Em segundo lugar, está “As Coisas Simples da Vida” (2000), de Edward Yang. Em Taipei, Jian, um homem de 40 anos, vai ao casamento do cunhado, onde reencontra sua namorada de infância, Sherry, enquanto sua filha Ting Ting vivencia sua primeira desilusão amorosa.
“Casando a grandeza expansiva de um épico de Hollywood e a especificidade meticulosa de um pequeno drama indie, o retrato multigeracional de Yang de uma família taiwanesa observa da mais delicada distância enquanto seus personagens navegam pelos triunfos, tragédias e banalidades da vida na Terra ao longo de um único verão. Por mais redutor que seja chamar isso (ou qualquer coisa) de ode à humanidade, qualquer coisa menos dramática não seria suficiente”, caracterizou.

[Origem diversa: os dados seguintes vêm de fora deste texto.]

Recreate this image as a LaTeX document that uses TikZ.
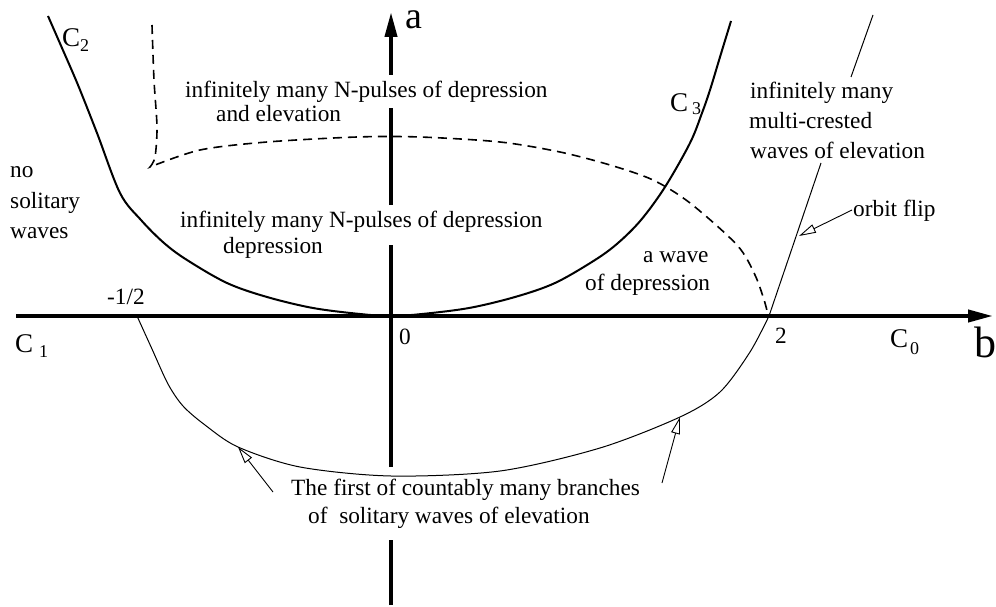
\documentclass[tikz,border=0pt]{standalone}
\usepackage{fontspec}
\setmainfont{Liberation Serif}
\usetikzlibrary{arrows.meta}
\newcommand\clsub[2]{\raisebox{-#1pt}{\fontsize{18}{18}\selectfont #2}}
\begin{document}
\begin{tikzpicture}[x=1pt,y=-1pt,
  txt/.style={font=\fontsize{23.3}{30}\selectfont, inner sep=0pt, anchor=base west},
  clab/.style={font=\fontsize{27}{30}\selectfont, inner sep=0pt, anchor=base west},
  axislab/.style={inner sep=0pt, anchor=base west},
  axisline/.style={line width=4pt},
  axisarrow/.style={line width=4pt, -{Triangle[length=25pt,width=12pt]}},
  bigcurve/.style={line width=2pt, line join=round},
  dashcurve/.style={line width=1.6pt, dash pattern=on 9pt off 6pt},
  thincurve/.style={line width=1pt},
  pointer/.style={line width=0.9pt, -{Triangle[open,length=17pt,width=9pt]}}]
\useasboundingbox (0,0) rectangle (996,607);

% axes
\coordinate (hl) at (16,316);
\coordinate (hr) at (993,316);
\draw[axisarrow] (hl) -- (hr);
\coordinate (v0) at (391,605);
\coordinate (v1) at (391,540);
\coordinate (v2) at (391,467);
\coordinate (v3) at (391,245);
\coordinate (v4) at (391,205);
\coordinate (v5) at (391,108);
\coordinate (v6) at (391,75);
\coordinate (v7) at (391,12);
\draw[axisline] (v0) -- (v1);
\draw[axisline] (v2) -- (v3);
\draw[axisline] (v4) -- (v5);
\draw[axisarrow] (v6) -- (v7);

% C2 - C3 curve
\draw[bigcurve] plot[smooth, tension=0.55] coordinates {
 (48,16) (62,48) (78,85) (97,133) (120,193) (141,220) (164,243) (187,260)
 (227,283) (267,297) (313,308) (360,314) (391,316)
 (422,314) (469,308) (515,297) (555,283) (595,260) (618,243) (641,220)
 (665,187) (690,143) (702,113) (710,90) (720,57) (731,21)};

% dashed curve
\draw[dashcurve] plot[smooth, tension=0.5] coordinates {
 (152,25) (154,80) (157,127) (155,157) (150,167)}
 -- plot[smooth, tension=0.5] coordinates {
 (150,167) (200,150) (267,142) (357,137) (420,137) (500,142) (560,152)
 (610,165) (653,180) (690,203) (737,245) (755,275) (765,303) (768,316)};

% thin curve (solitary waves of elevation) and orbit flip line
\coordinate (lt1) at (821,163);
\coordinate (lt2) at (851,77);
\coordinate (lt3) at (873,15);
\draw[thincurve] plot[smooth, tension=0.5] coordinates {
 (137,316) (152,349) (168,384) (183,406) (205,425) (238,447) (300,467) (391,476)
 (500,471) (600,448) (680,417) (720,392) (750,352) (769,316)} -- (lt1);
\draw[thincurve] (lt2) -- (lt3);

% axis labels
\node[axislab, font=\fontsize{38}{40}\selectfont] (la) at (405,29) {a};
\node[axislab, font=\fontsize{44}{44}\selectfont] (lb) at (974,357) {b};

% curve labels
\node[clab] (c2) at (62,47) {C\clsub{5}{2}};
\node[clab] (c3) at (670,112) {C\hspace{4pt}\clsub{3}{3}};
\node[clab] (c1) at (15,352) {C\hspace{6pt}\clsub{5}{1}};
\node[clab] (c0) at (890,347) {C\hspace{2pt}\clsub{7}{0}};

% numbers
\node[txt] (mhalf) at (107,304) {-1/2};
\node[txt] (zero) at (399,344) {0};
\node[txt] (two) at (775,343) {2};

% region texts
\node[txt] (t1a) at (185,98) {infinitely many N-pulses of depression};
\node[txt] (t1b) at (216,122) {and elevation};
\node[txt] (t2a) at (180,227) {infinitely many N-pulses of depression};
\node[txt] (t2b) at (223,253) {depression};
\node[txt] (no1) at (10,177) {no};
\node[txt] (no2) at (10,208) {solitary};
\node[txt] (no3) at (10,238) {waves};
\node[txt] (w1) at (643,262) {a wave};
\node[txt] (w2) at (585,290) {of depression};
\node[txt] (m1) at (750,99) {infinitely many};
\node[txt] (m2) at (749,129) {multi-crested};
\node[txt] (m3) at (750,159) {waves of elevation};
\node[txt] (of) at (853,216) {orbit flip};
\node[txt] (b1) at (291,495) {The first of countably many branches};
\node[txt] (b2) at (308,523) {of\ \ solitary waves of elevation};

% pointers
\coordinate (ofTail) at (852,210);
\coordinate (ofTip) at (799,236);
\draw[pointer] (ofTail) -- (ofTip);
\coordinate (blTail) at (273,492);
\coordinate (blTip) at (238,447);
\draw[pointer] (blTail) -- (blTip);
\coordinate (brTail) at (662,483);
\coordinate (brTip) at (680,417);
\draw[pointer] (brTail) -- (brTip);
\end{tikzpicture}
\end{document}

Por fim, “A.I. Inteligência Artificial” (2001), de Steven Spielberg, foi eleito o melhor filme dos anos 2000. Na história, David, o primeiro menino-robô programado para amar, é adotado por um funcionário da Cybertronics e sua esposa. No entanto, uma série de circunstâncias inesperadas dificulta a vida de David. Sem a total aceitação dos humanos ou das máquinas, o menino-robô embarca em uma jornada para descobrir seu verdadeiro mundo.
“O amor não existe em desafio ao tempo — o amor é o desafio ao tempo. E, tal como David, o filme que Spielberg fez sobre ele nunca envelhecerá um dia”, explicou.